Le conseil d’administration de la Banque centrale de Tunisie a décidé de maintenir son taux directeur inchangé à 8 %, selon un communiqué publié hier à l’issue de sa réunion.
L’institution estime que les perspectives d’inflation restent entourées de risques à la hausse, ce qui justifie, selon elle, la nécessité de poursuivre l’effort de réduction de l’inflation dans les mois à venir.
Une approche contestée
Réagissant à cette décision, l’économiste Ridha Chkandali a estimé que l’erreur ne réside pas dans le maintien du taux directeur, mais dans l’approche adoptée par la Banque centrale.
Dans un post publié sur sa page Facebook, jeudi 6 février 2025, il explique que l’institution applique strictement sa loi organique, qui considère l’inflation comme un phénomène monétaire principalement causé par la demande, et plus précisément par la consommation des ménages tunisiens. « On leur fait porter la responsabilité de l’inflation, comme s’il s’agissait d’un crime économique », déplore-t-il.
Selon Chkandali, cette approche justifie le maintien d’un taux d’intérêt élevé afin de limiter l’accès des ménages aux crédits à la consommation. « Ce n’est pas la Banque centrale qu’il faut blâmer, mais plutôt l’Assemblée des représentants du peuple, qui tarde à réviser la loi organique de l’institution. Cette réforme devrait impliquer toutes les compétences et les acteurs économiques afin d’éviter une nouvelle version aussi problématique que celle proposée par certains députés », souligne-t-il.
Un dilemme juridique pour la Banque centrale ?
L’économiste estime que la Banque centrale se retrouve aujourd’hui face à une contradiction. D’un côté, sa politique monétaire l’oblige à freiner la consommation. De l’autre, le nouveau cadre législatif régissant les chèques la contraint à encourager la consommation privée.
« L’institution devra inciter les banques à mettre en place de nouveaux mécanismes de financement pour compenser la baisse de l’utilisation des chèques comme moyen de paiement. Mais si elle le fait, elle ira à l’encontre de sa propre loi organique. Elle est donc dans une impasse juridique », analyse-t-il.
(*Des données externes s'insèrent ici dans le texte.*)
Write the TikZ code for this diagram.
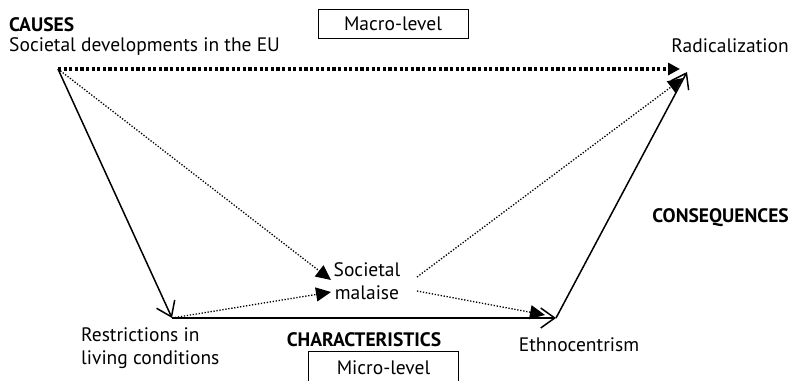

Toujours selon Chkandali, la Banque centrale maintient un taux d’intérêt élevé par crainte d’une résurgence de l’inflation, notamment en raison des prêts directs qu’elle a accordés à l’État à deux reprises, pour un total de 14 milliards de dinars.
« Il y a une contradiction flagrante : la Banque centrale prête directement à l’État des montants colossaux qui accentuent les risques inflationnistes, mais elle fait porter aux ménages la responsabilité de l’inflation en maintenant des taux élevés », affirme l’économiste.
Il conclut en soulignant que dans cette situation, c’est l’État qui est à l’origine de l’inflation, mais ce sont les ménages tunisiens qui en paient le prix, alors que leur consommation est en réalité un moteur essentiel de la croissance économique .
Il est à rappeler que selon les dernières données, l’inflation sous-jacente – excluant les produits alimentaires frais et les produits à prix administrés – s’est établie à 5,5 % en décembre 2024, contre 5,8 % en novembre et 8,5 % un an plus tôt.
Cette baisse est principalement due au recul marqué des prix des produits alimentaires transformés à prix libres, qui ont affiché une hausse limitée à 1,1 % en décembre, contre 2,4 % le mois précédent et 14,5 % un an plus tôt. Cette tendance reflète l’impact du repli quasi général des prix mondiaux des matières premières alimentaires, notamment l’huile d’olive, dont le prix a chuté de 9,8 % en décembre, contre une baisse de 3,1 % en novembre 2024.